Modernity's great crime is the loss of tragedy, he criticizes, “Now we must not hide from ourselves what is concealed in the womb of this Socratic culture: optimism, with its delusion of limitless power.” What better describes the culture of technology in the 21st century? Nietzsche was always the 19th century's greatest critic of the 20th century and now the 21st.
This Socratic faith was wrought by a lost appreciation of nature by the compartmentalization, not simply of the human-self, but the categorization of the whole of nature. With science and technology, the Dionysian appreciation of nature's fluidity was subsumed in the misconceived belief Homo sapiens can control all that surrounds us. We removed ourselves from nature by dividing and shaping. We now worship technology.
This technological separation from nature and misconstrued dominance, created massive problems in regards to the destruction of nature’s womb and her teat which still nourishes. Today, the Socratic ethos of conquering and vanquishing nature seductively promises, as the snake once beguiled Eve, perpetrated technological offenses can be absolved with more technology, a mystical belief as fantastical as any ancient precedent.
Aeschylus provides a thought on how we might loosen the binds of Socratic culture. Prometheus laments his torment saying,
“Only when I have been bent by pangs and tortures infinite am I to escape my bondage. Skill is weaker by far than Necessity.”
Industrialism destroyed all understanding of the underlying power of necessity, praising and rewarding the skill of the technologist, ignoring the necessity of their creations. Necessity, not skill, moves nature. In an era where energy becomes more dear, water less bountiful, and food supplies grow erratic, the inimitable power of necessity resurfaces.
Aeschylus writes,
CHORUS
”Who then is the helmsman of Necessity?”
PROMETHEUS
”The three-shaped Fates and mindful Furies.”
Here the pre-Socratic Dionysian universe asserts itself. No matter our skill, we can never be separated from the forces of nature – the fates and furies – and resulting necessities. A century and half ago, the power of necessity was reintroduced to burgeoning modernity with the concept of Natural Selection. Into modernity, Dionysus reemerged, though has yet to in anyway reshape our industrial Apollonian identities. Once more, the world was made complex beyond human design. Life's history is of perpetual fluidity and ceaseless motion, all change effected met by another in return.

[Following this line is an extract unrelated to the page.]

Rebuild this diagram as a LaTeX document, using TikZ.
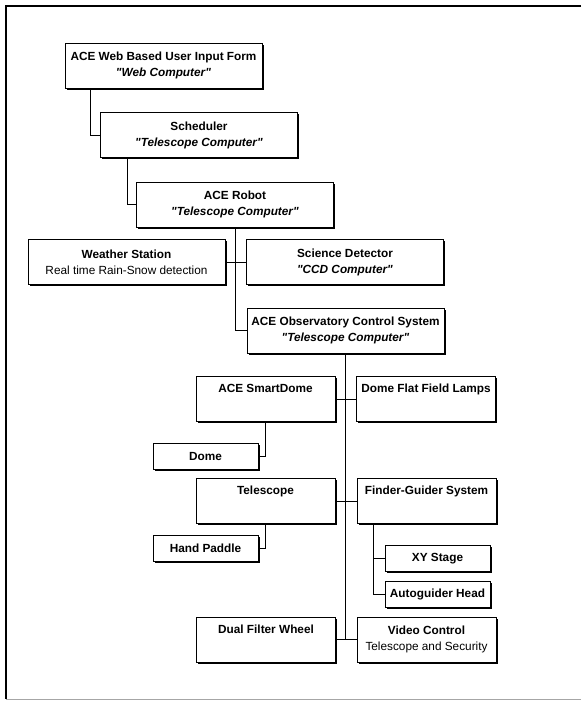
\documentclass[tikz,border=0pt]{standalone}
\usepackage{fontspec}
\setmainfont{Liberation Sans}[Ligatures=TeXOff]
\usetikzlibrary{shadows}

\tikzset{
  unit/.style={draw=black,line width=0.9pt,fill=white,align=center,inner sep=0pt,
    font=\fontsize{11.8}{16}\selectfont\bfseries,
    drop shadow={shadow xshift=1.8pt,shadow yshift=-1.8pt,fill=black,opacity=1}},
  bigunit/.style={unit,minimum width=197pt,minimum height=45pt},
  midunit/.style={unit,minimum width=139pt,minimum height=45pt},
  smallunit/.style={unit,minimum width=105pt,minimum height=26pt},
  link/.style={draw=black,line width=0.9pt}
}
\newcommand{\comp}[1]{\textit{"#1"}}
\newcommand{\plain}[1]{\mdseries #1}

\begin{document}
\begin{tikzpicture}[x=1pt,y=-1pt]
\useasboundingbox (0,0) rectangle (581,701);
% frame
\draw[line width=1.2pt] (581,6) -- (6,6) -- (6,699);
\draw[line width=1pt,black!35] (6,699) -- (581,699);
% upper chain
\node[bigunit] (web) at (163.5,65.5) {ACE Web Based User Input Form\\\comp{Web Computer}};
\node[bigunit] (sched) at (199,135) {Scheduler\\\comp{Telescope Computer}};
\node[bigunit] (robot) at (235,204.5) {ACE Robot\\\comp{Telescope Computer}};
\node[bigunit] (weather) at (126.5,262) {Weather Station\\\plain{Real time Rain-Snow detection}};
\node[bigunit] (science) at (345,262) {Science Detector\\\comp{CCD Computer}};
\node[bigunit] (ocs) at (345.5,330.5) {ACE Observatory Control System\\\comp{Telescope Computer}};
% observatory hardware
\node[midunit] (smartdome) at (265.5,399) {ACE SmartDome\\\strut};
\node[midunit] (lamps) at (426,399) {Dome Flat Field Lamps\\\strut};
\node[smallunit] (dome) at (205.5,456) {Dome};
\node[midunit] (telescope) at (265.5,501) {Telescope\\\strut};
\node[midunit] (finder) at (426.5,501) {Finder-Guider System\\\strut};
\node[smallunit] (paddle) at (205.5,548.5) {Hand Paddle};
\node[smallunit] (xystage) at (437.5,558.5) {XY Stage};
\node[smallunit] (autoguider) at (437.5,594.5) {Autoguider Head};
\node[midunit] (filter) at (266,639.5) {Dual Filter Wheel\\\strut};
\node[midunit] (video) at (426.5,639.5) {Video Control\\\plain{Telescope and Security}};
% connectors
\path[link] ([xshift=26pt]web.south west) |- (sched.west);
\path[link] ([xshift=27pt]sched.south west) |- (robot.west);
\path[link] (robot.south) |- (ocs.west);
\path[link] (weather.east) -- (science.west);
\path[link] (ocs.south) -- (ocs.south |- filter.east);
\path[link] (smartdome.east) -- (lamps.west);
\path[link] (telescope.east) -- (finder.west);
\path[link] (filter.east) -- (video.west);
\path[link] (smartdome.south) |- (dome.east);
\path[link] (telescope.south) |- (paddle.east);
\path[link] ([xshift=17pt]finder.south west) |- (xystage.west);
\path[link] ([xshift=17pt]finder.south west) |- (autoguider.west);
\end{tikzpicture}
\end{document}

As that great Neo-Dionysian, Charles Darwin concluded, “There is grandeur in this view of life,” but to experience and benefit, as both Nietzsche and the Greeks understood, its underlying tragedy must be embraced. The understanding humanity will never separate ourselves from nature requires a rebirth of tragedy. A transcending of industrial culture is possible with a focus on necessity, a renaissance of ancient wisdom.